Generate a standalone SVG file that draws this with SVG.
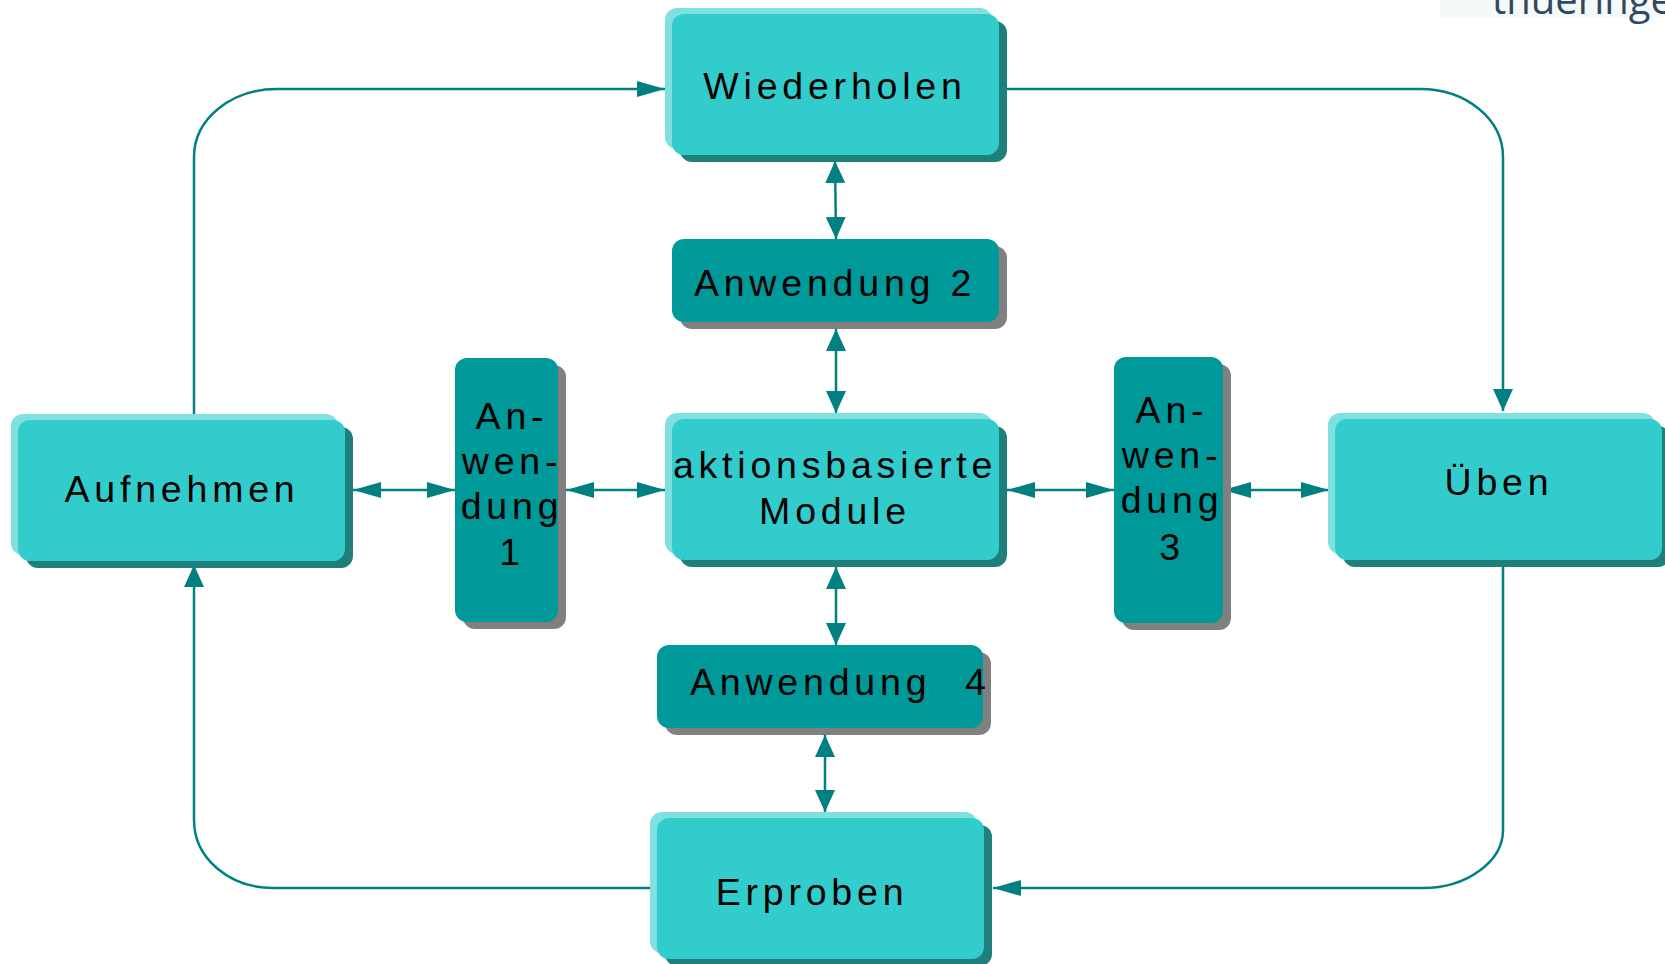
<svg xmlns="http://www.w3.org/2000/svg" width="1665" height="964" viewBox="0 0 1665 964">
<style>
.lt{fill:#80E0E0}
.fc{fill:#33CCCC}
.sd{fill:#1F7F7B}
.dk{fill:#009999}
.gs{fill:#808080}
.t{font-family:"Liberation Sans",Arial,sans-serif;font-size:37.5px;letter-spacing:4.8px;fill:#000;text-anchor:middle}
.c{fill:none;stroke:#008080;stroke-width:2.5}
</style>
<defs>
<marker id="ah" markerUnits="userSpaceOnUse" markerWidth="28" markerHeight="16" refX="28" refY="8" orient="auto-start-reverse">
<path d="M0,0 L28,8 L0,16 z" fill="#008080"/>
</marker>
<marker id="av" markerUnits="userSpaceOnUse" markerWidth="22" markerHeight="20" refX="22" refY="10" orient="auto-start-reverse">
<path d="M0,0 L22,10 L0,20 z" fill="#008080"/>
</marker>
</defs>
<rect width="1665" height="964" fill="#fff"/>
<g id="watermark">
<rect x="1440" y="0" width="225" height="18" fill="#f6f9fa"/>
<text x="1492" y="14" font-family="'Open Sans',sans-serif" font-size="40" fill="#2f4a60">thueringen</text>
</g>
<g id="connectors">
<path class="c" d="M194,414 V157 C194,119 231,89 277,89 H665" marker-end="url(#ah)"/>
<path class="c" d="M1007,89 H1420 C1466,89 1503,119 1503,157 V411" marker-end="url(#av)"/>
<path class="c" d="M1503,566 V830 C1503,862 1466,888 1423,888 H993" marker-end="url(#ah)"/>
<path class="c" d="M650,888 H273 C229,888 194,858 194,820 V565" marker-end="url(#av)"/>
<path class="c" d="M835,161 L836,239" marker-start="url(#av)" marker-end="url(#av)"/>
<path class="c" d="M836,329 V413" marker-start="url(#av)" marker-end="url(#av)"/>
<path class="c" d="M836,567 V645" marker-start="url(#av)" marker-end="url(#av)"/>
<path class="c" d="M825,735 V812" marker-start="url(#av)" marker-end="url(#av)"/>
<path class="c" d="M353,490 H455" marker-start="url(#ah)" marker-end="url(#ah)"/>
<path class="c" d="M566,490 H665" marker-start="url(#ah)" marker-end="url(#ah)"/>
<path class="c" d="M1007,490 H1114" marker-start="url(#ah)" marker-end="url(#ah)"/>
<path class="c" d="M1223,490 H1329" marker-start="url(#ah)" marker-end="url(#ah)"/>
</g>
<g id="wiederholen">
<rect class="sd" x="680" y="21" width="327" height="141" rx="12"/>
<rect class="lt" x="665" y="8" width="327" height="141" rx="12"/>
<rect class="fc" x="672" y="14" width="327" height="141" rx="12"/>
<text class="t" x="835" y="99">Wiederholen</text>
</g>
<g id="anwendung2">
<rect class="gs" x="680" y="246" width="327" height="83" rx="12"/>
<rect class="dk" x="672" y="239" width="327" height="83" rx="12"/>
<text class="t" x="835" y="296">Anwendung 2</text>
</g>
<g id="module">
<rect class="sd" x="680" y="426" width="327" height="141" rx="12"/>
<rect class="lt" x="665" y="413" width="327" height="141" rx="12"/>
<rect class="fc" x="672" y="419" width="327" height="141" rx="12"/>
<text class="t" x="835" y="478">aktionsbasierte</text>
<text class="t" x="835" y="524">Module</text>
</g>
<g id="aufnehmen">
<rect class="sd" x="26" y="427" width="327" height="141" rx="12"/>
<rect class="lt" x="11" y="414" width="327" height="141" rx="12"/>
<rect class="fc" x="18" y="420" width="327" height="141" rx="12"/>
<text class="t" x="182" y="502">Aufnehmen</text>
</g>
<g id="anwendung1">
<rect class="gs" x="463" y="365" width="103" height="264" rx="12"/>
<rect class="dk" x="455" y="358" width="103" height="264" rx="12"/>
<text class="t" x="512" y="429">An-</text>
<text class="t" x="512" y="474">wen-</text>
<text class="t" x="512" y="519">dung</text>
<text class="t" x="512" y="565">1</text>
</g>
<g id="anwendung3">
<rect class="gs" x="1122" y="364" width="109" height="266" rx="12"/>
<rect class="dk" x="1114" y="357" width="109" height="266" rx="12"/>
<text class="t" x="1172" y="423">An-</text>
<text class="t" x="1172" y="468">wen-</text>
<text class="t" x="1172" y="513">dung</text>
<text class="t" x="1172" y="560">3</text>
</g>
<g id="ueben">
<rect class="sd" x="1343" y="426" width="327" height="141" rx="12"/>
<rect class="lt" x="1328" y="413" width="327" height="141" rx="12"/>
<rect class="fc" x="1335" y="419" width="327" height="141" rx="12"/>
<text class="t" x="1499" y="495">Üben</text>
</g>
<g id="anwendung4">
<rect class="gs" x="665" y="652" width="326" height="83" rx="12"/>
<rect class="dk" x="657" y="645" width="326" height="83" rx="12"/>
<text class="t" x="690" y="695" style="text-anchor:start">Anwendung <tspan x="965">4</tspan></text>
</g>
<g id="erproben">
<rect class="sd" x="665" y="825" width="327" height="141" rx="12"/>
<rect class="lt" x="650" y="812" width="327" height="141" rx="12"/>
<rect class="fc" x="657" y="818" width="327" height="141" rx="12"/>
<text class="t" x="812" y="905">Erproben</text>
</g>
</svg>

▸ SHORT EXERCISE: Return to the listing above and set it down exactly, leaving out its pictures.

▸ FINAL RESULT:
Generate a standalone SVG file that draws this with SVG.
<svg xmlns="http://www.w3.org/2000/svg" width="1665" height="964" viewBox="0 0 1665 964">
<style>
.lt{fill:#80E0E0}
.fc{fill:#33CCCC}
.sd{fill:#1F7F7B}
.dk{fill:#009999}
.gs{fill:#808080}
.t{font-family:"Liberation Sans",Arial,sans-serif;font-size:37.5px;letter-spacing:4.8px;fill:#000;text-anchor:middle}
.c{fill:none;stroke:#008080;stroke-width:2.5}
</style>
<defs>
<marker id="ah" markerUnits="userSpaceOnUse" markerWidth="28" markerHeight="16" refX="28" refY="8" orient="auto-start-reverse">
<path d="M0,0 L28,8 L0,16 z" fill="#008080"/>
</marker>
<marker id="av" markerUnits="userSpaceOnUse" markerWidth="22" markerHeight="20" refX="22" refY="10" orient="auto-start-reverse">
<path d="M0,0 L22,10 L0,20 z" fill="#008080"/>
</marker>
</defs>
<rect width="1665" height="964" fill="#fff"/>
<g id="watermark">
<rect x="1440" y="0" width="225" height="18" fill="#f6f9fa"/>
<text x="1492" y="14" font-family="'Open Sans',sans-serif" font-size="40" fill="#2f4a60">thueringen</text>
</g>
<g id="connectors">
<path class="c" d="M194,414 V157 C194,119 231,89 277,89 H665" marker-end="url(#ah)"/>
<path class="c" d="M1007,89 H1420 C1466,89 1503,119 1503,157 V411" marker-end="url(#av)"/>
<path class="c" d="M1503,566 V830 C1503,862 1466,888 1423,888 H993" marker-end="url(#ah)"/>
<path class="c" d="M650,888 H273 C229,888 194,858 194,820 V565" marker-end="url(#av)"/>
<path class="c" d="M835,161 L836,239" marker-start="url(#av)" marker-end="url(#av)"/>
<path class="c" d="M836,329 V413" marker-start="url(#av)" marker-end="url(#av)"/>
<path class="c" d="M836,567 V645" marker-start="url(#av)" marker-end="url(#av)"/>
<path class="c" d="M825,735 V812" marker-start="url(#av)" marker-end="url(#av)"/>
<path class="c" d="M353,490 H455" marker-start="url(#ah)" marker-end="url(#ah)"/>
<path class="c" d="M566,490 H665" marker-start="url(#ah)" marker-end="url(#ah)"/>
<path class="c" d="M1007,490 H1114" marker-start="url(#ah)" marker-end="url(#ah)"/>
<path class="c" d="M1223,490 H1329" marker-start="url(#ah)" marker-end="url(#ah)"/>
</g>
<g id="wiederholen">
<rect class="sd" x="680" y="21" width="327" height="141" rx="12"/>
<rect class="lt" x="665" y="8" width="327" height="141" rx="12"/>
<rect class="fc" x="672" y="14" width="327" height="141" rx="12"/>
<text class="t" x="835" y="99">Wiederholen</text>
</g>
<g id="anwendung2">
<rect class="gs" x="680" y="246" width="327" height="83" rx="12"/>
<rect class="dk" x="672" y="239" width="327" height="83" rx="12"/>
<text class="t" x="835" y="296">Anwendung 2</text>
</g>
<g id="module">
<rect class="sd" x="680" y="426" width="327" height="141" rx="12"/>
<rect class="lt" x="665" y="413" width="327" height="141" rx="12"/>
<rect class="fc" x="672" y="419" width="327" height="141" rx="12"/>
<text class="t" x="835" y="478">aktionsbasierte</text>
<text class="t" x="835" y="524">Module</text>
</g>
<g id="aufnehmen">
<rect class="sd" x="26" y="427" width="327" height="141" rx="12"/>
<rect class="lt" x="11" y="414" width="327" height="141" rx="12"/>
<rect class="fc" x="18" y="420" width="327" height="141" rx="12"/>
<text class="t" x="182" y="502">Aufnehmen</text>
</g>
<g id="anwendung1">
<rect class="gs" x="463" y="365" width="103" height="264" rx="12"/>
<rect class="dk" x="455" y="358" width="103" height="264" rx="12"/>
<text class="t" x="512" y="429">An-</text>
<text class="t" x="512" y="474">wen-</text>
<text class="t" x="512" y="519">dung</text>
<text class="t" x="512" y="565">1</text>
</g>
<g id="anwendung3">
<rect class="gs" x="1122" y="364" width="109" height="266" rx="12"/>
<rect class="dk" x="1114" y="357" width="109" height="266" rx="12"/>
<text class="t" x="1172" y="423">An-</text>
<text class="t" x="1172" y="468">wen-</text>
<text class="t" x="1172" y="513">dung</text>
<text class="t" x="1172" y="560">3</text>
</g>
<g id="ueben">
<rect class="sd" x="1343" y="426" width="327" height="141" rx="12"/>
<rect class="lt" x="1328" y="413" width="327" height="141" rx="12"/>
<rect class="fc" x="1335" y="419" width="327" height="141" rx="12"/>
<text class="t" x="1499" y="495">Üben</text>
</g>
<g id="anwendung4">
<rect class="gs" x="665" y="652" width="326" height="83" rx="12"/>
<rect class="dk" x="657" y="645" width="326" height="83" rx="12"/>
<text class="t" x="690" y="695" style="text-anchor:start">Anwendung <tspan x="965">4</tspan></text>
</g>
<g id="erproben">
<rect class="sd" x="665" y="825" width="327" height="141" rx="12"/>
<rect class="lt" x="650" y="812" width="327" height="141" rx="12"/>
<rect class="fc" x="657" y="818" width="327" height="141" rx="12"/>
<text class="t" x="812" y="905">Erproben</text>
</g>
</svg>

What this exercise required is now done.